Argentina's talented directors have the freedom to develop their own style rather than worrying about commercial success.

"The wound is so deep and affects so many generations still that, in many ways, it's an open wound," said director Santiago Loza. "Even if you decide to do a film that has nothing to do with the dictatorship, that's actually a reaction. You're denying something."

Loza and his co-director, Ivan Fund, shared the award for Best Director in the Argentine competition for "Los Labios" ("The Lips"). Their film paints a portrait of a rural impoverished town through the journey of three public health care workers.

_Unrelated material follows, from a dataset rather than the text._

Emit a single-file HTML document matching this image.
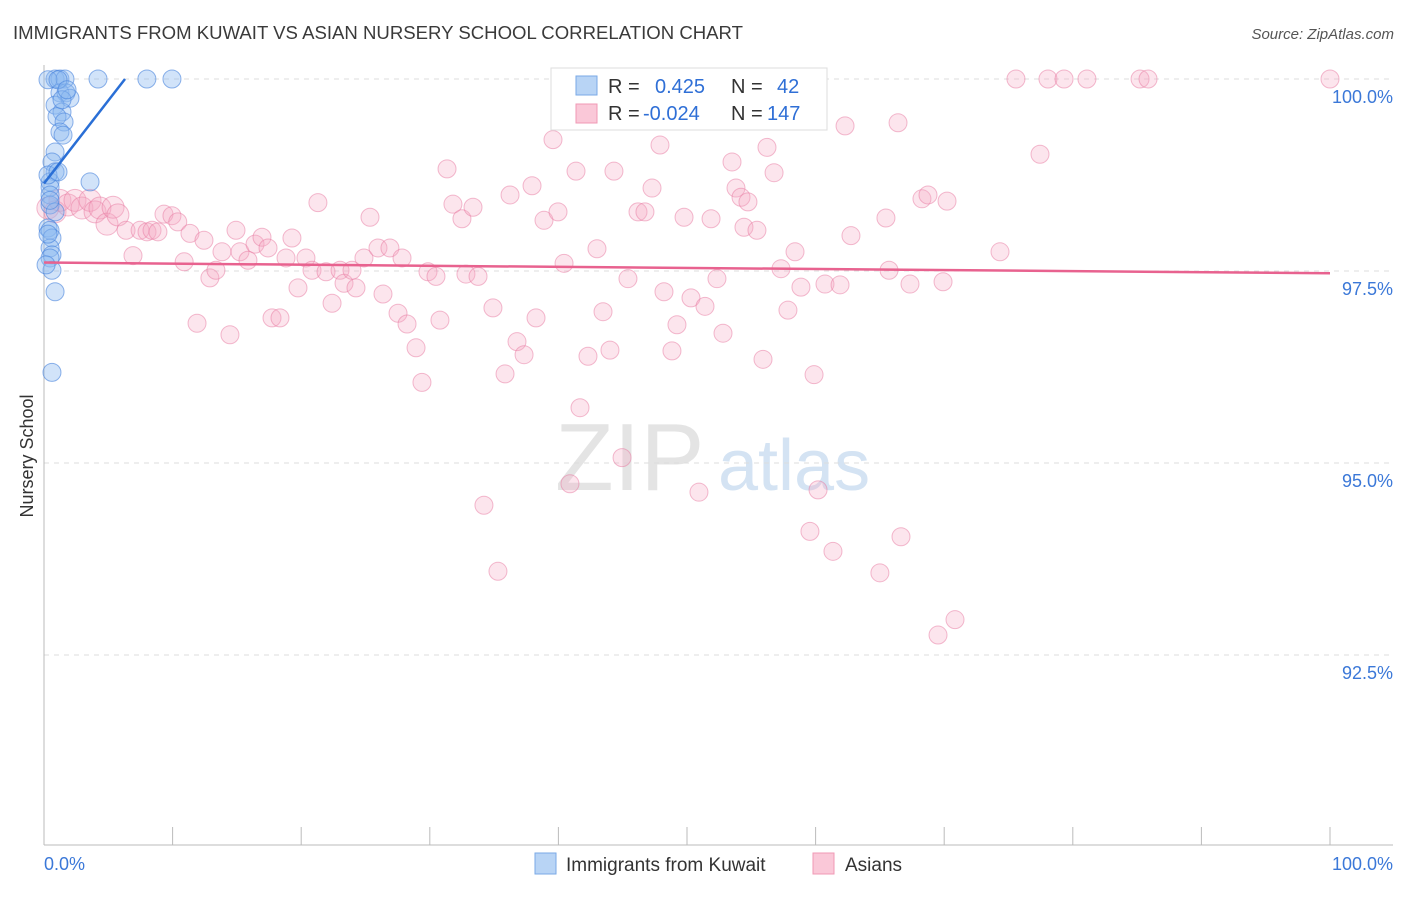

"Los Labios" isn't overtly political, but the film does cast the rural government and its attempts at assistance in a futile, often comically tragic, light. Ironically, Fund won a small seed grant from the city's government to make the film.

Government support for the film industry, both big and small, has buoyed Argentina’s cinema success. Much of the funding for those subsidies come from taxes on commercial television producers and foreign-owned cineplexes.

"The majority of Argentine film could not exist without support of the state," said Fillipini. "All of my films, at least in part have had state subsidies."

France and Italy, where cinema is a source of national pride, have similar systems to support independent film. In 2003, Colombia adopted a model similar to Argentina’s to jump start its domestic film industry.

While many say small countries need state support for independent film to survive in the shadow of Hollywood and Bollywood, most directors say Argentina's state-subsidized film industry is by no means perfect.

"You can have more films with artistic risk, but on the other hand, it's a problem when people make films just to get money from the state and they don't care if the film is good," said Juan Villega, director, producer and president of one of Argentina's four filmmakers' associations. He says many filmmakers regard the process as bureaucratic and politically biased so they opt to finance their films on their own.

Villega said his latest film didn't receive any subsidies. "But I can do it because I'm working on another film at the same time that is supported by state."

The government's financial support of the film industry, while imperfect, has in effect created a cinematic ecosystem. Its what's driving the film schools, the production pace, the development and the diversity that makes Argentine filmmakers successful.

"You don't need to sell a million tickets, for the movie to exist. That's the most important thing," said Fund, 25. “The film exists and everyone can go and see it."

Fund and Lazo’s film "Los Labios" will be seen by many. It was selected to screen at the 63rd Cannes Film Festival this month. It's the first Argentine film that premiered at the Buenos Aires festival to make one of the main competitions at Cannes. It’s unlikely to be the last.